Der Fachbegriff für diese spezielle Hacking-Methode lautet Account-Hijacking. Letztlich geht es dabei darum, mit dem fremden Account unbefugte Handlungen auszuführen, beispielsweise virtuellen Gegenständen für den eigenen Bedarf zu kaufen. Dem Benutzer muss dabei (wie in dem hier geschilderten Fall) nicht zwangsweise ein finanzieller Schaden entstehen, allerdings weiß man natürlich nie, was die Hacker als nächstes mit den eigenen Zugangsdaten anstellen.

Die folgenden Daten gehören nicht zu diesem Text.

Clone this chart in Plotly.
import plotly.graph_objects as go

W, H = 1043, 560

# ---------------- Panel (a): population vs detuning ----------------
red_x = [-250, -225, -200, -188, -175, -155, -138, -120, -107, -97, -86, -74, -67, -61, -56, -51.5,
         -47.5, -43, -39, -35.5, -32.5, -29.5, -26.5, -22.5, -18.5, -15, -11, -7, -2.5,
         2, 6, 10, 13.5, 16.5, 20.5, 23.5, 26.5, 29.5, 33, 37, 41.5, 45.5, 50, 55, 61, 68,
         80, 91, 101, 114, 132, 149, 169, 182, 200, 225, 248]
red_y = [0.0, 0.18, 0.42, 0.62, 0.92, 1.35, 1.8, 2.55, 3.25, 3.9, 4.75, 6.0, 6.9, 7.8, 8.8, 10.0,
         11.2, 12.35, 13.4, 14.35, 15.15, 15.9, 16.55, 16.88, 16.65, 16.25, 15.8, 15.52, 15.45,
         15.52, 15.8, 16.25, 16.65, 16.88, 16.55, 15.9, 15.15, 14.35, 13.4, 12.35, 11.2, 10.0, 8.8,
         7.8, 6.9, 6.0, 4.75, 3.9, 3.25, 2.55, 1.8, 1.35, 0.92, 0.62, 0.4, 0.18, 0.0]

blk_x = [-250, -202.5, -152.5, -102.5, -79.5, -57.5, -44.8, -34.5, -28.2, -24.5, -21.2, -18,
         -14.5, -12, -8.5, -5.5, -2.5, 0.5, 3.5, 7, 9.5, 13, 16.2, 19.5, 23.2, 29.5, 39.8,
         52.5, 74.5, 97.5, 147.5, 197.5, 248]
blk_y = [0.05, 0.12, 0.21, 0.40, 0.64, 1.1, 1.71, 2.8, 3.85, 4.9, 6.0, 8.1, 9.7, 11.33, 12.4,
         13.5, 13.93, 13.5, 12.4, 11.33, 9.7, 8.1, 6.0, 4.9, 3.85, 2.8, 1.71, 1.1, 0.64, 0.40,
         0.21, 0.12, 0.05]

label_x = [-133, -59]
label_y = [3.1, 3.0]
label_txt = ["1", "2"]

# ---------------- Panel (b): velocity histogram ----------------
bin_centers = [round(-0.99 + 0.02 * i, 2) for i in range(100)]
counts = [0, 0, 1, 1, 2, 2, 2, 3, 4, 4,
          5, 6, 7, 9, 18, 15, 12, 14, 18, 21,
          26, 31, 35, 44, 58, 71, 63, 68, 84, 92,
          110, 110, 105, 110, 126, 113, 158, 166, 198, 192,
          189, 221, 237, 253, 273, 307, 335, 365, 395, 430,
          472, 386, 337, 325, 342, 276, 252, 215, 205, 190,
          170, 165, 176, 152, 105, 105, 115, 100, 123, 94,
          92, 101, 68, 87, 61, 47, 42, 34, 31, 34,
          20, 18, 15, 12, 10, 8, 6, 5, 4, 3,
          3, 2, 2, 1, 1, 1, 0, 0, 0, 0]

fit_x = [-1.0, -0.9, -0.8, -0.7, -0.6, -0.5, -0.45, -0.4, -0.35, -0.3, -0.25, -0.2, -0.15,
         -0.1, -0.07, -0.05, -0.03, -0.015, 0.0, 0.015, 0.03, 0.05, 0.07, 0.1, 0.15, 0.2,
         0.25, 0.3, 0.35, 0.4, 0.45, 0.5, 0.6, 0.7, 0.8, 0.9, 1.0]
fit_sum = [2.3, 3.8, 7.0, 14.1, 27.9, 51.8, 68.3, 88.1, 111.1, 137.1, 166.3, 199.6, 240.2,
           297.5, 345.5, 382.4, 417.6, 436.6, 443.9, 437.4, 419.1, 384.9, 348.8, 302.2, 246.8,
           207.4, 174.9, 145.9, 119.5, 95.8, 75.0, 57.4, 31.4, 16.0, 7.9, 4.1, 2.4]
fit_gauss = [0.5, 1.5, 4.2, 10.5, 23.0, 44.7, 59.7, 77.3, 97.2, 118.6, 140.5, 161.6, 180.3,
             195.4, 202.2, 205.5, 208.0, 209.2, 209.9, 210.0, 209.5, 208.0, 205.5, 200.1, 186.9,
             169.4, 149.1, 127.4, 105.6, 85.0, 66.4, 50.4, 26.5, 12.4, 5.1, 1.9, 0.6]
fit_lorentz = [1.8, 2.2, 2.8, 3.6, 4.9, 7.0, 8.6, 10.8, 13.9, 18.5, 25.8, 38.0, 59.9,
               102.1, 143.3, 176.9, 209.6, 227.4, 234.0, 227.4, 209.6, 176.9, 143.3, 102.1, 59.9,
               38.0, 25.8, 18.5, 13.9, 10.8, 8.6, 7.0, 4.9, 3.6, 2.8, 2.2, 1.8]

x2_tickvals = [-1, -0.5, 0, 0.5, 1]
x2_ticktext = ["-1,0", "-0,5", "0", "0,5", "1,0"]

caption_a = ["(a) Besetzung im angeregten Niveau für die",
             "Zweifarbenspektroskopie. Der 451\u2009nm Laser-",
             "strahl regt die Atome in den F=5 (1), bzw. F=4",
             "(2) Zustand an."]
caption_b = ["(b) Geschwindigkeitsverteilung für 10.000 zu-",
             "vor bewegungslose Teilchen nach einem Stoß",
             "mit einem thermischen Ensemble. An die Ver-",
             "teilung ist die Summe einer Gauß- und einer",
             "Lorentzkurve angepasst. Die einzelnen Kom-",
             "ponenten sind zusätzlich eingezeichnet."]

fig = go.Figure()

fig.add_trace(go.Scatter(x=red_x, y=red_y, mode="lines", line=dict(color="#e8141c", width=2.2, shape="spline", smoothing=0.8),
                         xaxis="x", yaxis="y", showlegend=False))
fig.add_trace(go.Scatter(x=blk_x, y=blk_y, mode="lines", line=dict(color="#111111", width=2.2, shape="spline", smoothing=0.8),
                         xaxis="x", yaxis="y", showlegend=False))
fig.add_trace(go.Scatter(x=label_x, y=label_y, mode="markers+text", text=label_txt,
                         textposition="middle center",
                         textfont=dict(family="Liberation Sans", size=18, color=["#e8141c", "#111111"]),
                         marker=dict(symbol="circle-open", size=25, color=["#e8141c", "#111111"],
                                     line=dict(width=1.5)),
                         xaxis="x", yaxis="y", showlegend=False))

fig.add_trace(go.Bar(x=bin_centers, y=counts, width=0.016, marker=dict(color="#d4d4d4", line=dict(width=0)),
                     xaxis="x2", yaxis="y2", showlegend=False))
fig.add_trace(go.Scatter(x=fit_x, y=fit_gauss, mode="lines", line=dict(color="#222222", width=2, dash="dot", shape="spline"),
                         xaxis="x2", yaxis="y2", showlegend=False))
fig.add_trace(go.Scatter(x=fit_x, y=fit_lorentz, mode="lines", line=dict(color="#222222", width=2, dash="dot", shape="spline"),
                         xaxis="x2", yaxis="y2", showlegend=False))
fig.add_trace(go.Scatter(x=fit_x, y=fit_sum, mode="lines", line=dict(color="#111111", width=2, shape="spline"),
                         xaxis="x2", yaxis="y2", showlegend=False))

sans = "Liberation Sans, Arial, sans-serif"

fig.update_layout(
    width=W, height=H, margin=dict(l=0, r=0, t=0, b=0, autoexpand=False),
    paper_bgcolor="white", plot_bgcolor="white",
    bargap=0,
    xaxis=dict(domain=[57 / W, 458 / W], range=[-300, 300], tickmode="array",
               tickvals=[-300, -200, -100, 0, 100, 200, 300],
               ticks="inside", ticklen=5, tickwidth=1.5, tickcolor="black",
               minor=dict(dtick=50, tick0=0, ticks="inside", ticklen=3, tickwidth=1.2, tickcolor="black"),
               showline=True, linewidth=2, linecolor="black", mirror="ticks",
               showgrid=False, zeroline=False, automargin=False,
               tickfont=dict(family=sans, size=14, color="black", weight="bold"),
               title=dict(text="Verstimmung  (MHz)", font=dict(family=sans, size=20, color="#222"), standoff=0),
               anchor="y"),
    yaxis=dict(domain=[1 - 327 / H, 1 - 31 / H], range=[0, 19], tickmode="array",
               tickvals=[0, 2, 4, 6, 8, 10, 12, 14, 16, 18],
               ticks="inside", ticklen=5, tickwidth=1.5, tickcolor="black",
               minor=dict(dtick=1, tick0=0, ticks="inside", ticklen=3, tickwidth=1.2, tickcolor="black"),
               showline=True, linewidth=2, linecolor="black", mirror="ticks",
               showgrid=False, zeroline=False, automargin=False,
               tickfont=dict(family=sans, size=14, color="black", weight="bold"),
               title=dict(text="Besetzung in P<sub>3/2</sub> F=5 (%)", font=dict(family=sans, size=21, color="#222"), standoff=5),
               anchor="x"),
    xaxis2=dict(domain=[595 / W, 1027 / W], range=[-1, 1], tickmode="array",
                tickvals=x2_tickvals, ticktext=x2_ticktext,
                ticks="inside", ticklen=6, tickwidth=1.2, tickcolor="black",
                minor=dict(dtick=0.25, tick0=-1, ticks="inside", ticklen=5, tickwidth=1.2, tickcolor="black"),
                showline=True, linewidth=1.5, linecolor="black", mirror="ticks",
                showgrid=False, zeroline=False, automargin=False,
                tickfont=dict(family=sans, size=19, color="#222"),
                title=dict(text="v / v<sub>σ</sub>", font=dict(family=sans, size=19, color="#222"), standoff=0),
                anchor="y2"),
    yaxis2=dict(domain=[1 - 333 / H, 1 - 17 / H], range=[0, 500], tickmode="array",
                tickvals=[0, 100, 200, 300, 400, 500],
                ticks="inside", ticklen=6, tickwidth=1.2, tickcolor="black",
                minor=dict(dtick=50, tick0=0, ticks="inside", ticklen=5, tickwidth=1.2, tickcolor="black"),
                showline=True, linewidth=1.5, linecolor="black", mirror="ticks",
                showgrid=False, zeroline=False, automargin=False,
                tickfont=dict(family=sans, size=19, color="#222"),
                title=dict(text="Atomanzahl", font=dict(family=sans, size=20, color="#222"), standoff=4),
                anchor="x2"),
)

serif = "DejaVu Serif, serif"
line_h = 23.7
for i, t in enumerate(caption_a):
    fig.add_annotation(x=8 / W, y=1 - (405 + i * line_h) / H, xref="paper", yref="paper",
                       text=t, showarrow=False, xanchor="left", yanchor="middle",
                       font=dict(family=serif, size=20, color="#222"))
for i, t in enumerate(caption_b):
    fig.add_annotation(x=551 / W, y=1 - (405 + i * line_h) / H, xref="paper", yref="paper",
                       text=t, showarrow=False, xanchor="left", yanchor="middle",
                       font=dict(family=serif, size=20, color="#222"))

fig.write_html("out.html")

Wie gelangen die eigenen Zugangsdaten in fremde Hände?
Bleibt die Frage: Wie konnte der Unbekannte überhaupt an meine Daten gelangen? Leider kann mir der Apple-Support darauf keine zufriedenstellende Antwort liefern. Der Mitarbeiter erwähnt, dass es bei der Apple-ID in der Vergangenheit wiederholt Probleme mit geklauten GMX-Adressen gegeben habe. Das ist eine Möglichkeit, allerdings habe ich für meine Apple-ID ein anderes Passwort als beim GMX-Account verwendet. Im Erpressungsfall der Turkish Crime Family verwendeten die Betrüger vermutlich Yahoo-Zugangsdaten für Apple-Konten, doch ein Yahoo-Konto besitze ich nicht.

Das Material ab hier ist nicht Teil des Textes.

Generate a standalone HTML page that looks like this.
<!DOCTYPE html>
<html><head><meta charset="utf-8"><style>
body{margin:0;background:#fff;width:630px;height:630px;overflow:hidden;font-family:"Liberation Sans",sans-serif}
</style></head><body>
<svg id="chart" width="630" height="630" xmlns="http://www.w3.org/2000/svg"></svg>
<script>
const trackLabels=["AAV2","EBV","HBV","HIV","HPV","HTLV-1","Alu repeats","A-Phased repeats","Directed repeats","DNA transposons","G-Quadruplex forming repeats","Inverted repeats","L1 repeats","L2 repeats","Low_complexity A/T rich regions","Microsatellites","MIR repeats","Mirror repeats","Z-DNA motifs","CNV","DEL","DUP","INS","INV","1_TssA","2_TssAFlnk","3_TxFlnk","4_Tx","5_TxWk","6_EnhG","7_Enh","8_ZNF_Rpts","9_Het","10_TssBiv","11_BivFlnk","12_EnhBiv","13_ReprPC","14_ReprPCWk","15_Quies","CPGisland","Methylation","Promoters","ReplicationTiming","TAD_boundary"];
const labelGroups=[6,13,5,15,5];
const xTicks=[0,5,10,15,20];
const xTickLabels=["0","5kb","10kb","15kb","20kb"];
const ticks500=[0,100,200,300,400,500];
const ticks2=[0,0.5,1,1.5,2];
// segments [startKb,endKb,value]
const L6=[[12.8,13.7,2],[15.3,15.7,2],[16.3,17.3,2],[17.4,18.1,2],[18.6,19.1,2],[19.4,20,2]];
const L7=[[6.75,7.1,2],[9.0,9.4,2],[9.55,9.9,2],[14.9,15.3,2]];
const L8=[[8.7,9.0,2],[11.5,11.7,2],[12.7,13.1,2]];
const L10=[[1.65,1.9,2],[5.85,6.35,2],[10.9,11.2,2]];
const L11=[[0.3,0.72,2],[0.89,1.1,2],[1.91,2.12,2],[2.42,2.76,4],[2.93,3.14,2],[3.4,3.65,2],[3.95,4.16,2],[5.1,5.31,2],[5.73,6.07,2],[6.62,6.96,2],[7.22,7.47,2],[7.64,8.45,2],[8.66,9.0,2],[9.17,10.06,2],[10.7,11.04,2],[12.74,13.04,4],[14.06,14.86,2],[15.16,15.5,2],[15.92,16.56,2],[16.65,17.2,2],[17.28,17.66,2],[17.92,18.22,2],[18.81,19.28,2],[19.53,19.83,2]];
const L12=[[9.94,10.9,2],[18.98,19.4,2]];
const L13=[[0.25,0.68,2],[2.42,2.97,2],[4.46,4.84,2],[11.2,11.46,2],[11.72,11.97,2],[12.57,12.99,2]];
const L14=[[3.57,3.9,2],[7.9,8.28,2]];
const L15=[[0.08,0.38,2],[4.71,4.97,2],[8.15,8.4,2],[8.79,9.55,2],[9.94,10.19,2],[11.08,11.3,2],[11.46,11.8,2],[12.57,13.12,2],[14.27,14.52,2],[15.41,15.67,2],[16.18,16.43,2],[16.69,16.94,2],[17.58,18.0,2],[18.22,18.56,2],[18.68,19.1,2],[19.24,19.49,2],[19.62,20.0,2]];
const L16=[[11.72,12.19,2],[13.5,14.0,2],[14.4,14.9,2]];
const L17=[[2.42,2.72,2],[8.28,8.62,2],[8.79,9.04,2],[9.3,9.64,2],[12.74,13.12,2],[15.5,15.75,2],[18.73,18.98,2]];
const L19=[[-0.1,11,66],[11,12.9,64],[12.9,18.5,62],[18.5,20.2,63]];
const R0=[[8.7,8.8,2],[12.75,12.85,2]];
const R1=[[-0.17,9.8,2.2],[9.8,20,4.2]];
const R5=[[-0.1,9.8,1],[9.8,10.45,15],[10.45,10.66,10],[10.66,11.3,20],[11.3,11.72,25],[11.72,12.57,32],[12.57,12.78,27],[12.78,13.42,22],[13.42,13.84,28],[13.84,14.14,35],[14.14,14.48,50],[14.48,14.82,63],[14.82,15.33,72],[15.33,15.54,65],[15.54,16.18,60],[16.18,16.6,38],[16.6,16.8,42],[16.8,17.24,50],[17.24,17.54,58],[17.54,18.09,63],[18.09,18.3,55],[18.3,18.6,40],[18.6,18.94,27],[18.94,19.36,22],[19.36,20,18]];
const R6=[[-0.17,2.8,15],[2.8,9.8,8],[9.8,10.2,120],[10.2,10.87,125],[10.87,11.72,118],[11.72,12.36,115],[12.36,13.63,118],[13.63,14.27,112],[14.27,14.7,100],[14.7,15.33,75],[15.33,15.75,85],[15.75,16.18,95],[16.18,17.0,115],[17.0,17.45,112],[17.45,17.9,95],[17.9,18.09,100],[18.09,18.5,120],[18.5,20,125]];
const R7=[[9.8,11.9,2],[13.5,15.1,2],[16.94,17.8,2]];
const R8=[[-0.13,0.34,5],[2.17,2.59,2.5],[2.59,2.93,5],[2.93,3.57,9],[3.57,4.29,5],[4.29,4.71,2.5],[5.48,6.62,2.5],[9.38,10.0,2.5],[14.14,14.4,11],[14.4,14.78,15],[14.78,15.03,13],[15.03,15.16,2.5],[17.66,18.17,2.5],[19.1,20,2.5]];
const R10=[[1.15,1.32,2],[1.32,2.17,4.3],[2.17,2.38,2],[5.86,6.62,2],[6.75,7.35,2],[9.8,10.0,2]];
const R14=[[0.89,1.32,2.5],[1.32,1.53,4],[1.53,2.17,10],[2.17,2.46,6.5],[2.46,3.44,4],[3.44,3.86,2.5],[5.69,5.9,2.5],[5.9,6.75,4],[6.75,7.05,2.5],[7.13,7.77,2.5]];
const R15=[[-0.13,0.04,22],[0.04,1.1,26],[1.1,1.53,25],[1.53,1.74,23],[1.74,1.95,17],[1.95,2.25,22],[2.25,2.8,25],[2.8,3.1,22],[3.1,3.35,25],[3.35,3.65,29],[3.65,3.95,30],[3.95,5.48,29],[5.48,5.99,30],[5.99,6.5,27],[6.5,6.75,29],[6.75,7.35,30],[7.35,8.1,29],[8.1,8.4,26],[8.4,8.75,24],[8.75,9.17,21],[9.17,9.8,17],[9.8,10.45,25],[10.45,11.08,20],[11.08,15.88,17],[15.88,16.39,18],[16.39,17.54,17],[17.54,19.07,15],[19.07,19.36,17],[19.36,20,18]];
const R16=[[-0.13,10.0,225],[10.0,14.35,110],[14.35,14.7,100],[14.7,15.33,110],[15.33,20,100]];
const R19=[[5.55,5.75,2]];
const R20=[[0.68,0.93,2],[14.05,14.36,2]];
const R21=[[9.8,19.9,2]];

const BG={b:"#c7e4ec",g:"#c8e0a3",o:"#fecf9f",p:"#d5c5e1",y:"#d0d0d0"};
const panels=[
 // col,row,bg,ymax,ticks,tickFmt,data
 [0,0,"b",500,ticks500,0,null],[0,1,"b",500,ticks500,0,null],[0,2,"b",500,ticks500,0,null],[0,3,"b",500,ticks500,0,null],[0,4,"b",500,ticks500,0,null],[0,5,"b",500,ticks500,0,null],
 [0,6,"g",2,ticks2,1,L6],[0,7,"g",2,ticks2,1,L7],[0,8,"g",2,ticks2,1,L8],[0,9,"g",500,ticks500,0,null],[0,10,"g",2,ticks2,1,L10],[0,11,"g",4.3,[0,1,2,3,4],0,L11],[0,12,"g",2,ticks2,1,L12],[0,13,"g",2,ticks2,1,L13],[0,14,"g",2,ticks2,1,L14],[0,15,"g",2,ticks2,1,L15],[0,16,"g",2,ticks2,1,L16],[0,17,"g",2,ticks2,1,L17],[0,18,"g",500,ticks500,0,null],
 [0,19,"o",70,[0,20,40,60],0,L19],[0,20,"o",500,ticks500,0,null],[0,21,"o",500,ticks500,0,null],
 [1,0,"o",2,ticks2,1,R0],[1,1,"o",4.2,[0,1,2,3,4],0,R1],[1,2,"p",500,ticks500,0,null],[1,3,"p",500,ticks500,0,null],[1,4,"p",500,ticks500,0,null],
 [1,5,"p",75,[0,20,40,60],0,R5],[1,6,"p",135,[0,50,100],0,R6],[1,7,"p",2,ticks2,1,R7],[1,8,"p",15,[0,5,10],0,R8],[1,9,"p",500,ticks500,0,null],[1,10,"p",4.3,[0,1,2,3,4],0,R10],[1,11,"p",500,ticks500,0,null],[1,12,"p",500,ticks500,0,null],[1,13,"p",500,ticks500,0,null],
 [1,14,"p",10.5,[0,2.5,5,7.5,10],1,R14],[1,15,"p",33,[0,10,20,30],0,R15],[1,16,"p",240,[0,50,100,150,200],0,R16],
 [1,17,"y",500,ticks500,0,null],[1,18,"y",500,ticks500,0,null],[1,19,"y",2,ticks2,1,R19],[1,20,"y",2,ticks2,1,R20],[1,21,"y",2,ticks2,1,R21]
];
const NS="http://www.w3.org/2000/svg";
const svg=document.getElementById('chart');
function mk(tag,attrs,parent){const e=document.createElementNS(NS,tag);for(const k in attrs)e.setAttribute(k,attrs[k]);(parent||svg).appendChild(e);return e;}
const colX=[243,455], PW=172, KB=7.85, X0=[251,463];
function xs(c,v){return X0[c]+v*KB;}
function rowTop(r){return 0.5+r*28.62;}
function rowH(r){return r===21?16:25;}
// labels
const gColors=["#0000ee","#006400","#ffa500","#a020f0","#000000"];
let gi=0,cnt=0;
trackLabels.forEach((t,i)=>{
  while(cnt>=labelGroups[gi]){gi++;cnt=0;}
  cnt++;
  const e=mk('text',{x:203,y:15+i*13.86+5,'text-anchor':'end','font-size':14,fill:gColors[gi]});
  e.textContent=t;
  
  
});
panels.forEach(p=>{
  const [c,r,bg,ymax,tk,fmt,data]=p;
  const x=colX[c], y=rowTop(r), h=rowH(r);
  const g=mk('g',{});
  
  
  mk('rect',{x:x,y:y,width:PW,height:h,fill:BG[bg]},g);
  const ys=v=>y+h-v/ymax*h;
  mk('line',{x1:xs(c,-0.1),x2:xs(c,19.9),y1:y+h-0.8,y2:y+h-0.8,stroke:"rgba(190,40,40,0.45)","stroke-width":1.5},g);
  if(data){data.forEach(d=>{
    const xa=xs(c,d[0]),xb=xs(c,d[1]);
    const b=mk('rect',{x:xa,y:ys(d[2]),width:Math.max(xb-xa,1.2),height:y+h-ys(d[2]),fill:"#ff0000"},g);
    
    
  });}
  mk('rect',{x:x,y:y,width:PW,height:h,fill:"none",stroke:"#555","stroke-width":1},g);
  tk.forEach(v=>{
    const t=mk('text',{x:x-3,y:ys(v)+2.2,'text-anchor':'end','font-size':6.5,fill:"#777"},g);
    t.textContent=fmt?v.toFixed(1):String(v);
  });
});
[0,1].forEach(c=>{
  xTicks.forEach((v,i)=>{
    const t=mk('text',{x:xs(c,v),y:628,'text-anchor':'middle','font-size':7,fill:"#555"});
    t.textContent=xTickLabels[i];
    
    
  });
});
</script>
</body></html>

Der Hacker müsste also irgendwie anders an meine Zugangsdaten gekommen sein. Die Ursache werde ich wohl leider nie genau herausfinden. Und deshalb bleibt bei mir am Ende auch ein ungutes Gefühl zurück: Der Apple-Support war sehr hilfsbereit, es wurde kein Geld abgebucht und außer einem vermurksten Sonntag-Abend ist kein bleibender Schaden entstanden. Aber wer kann mir sagen, dass so etwas nicht noch einmal passiert? Was mache ich, wenn das nächste mal jemand meinen PayPal-Account knackt und das gesamte Konto leer räumt? Muss ich einfach darauf hoffen, dass der Support im nächsten Unternehmen sich genau so kulant verhält wie Apple?
Fragen, auf die ich leider noch keine Antworten habe - vielleicht sollte ich ganz einfach sämtliche Online-Accounts löschen und alles so wie früher per Post und Telefon erledigen. Aber das geht heutzutage ja auch schlecht, oder?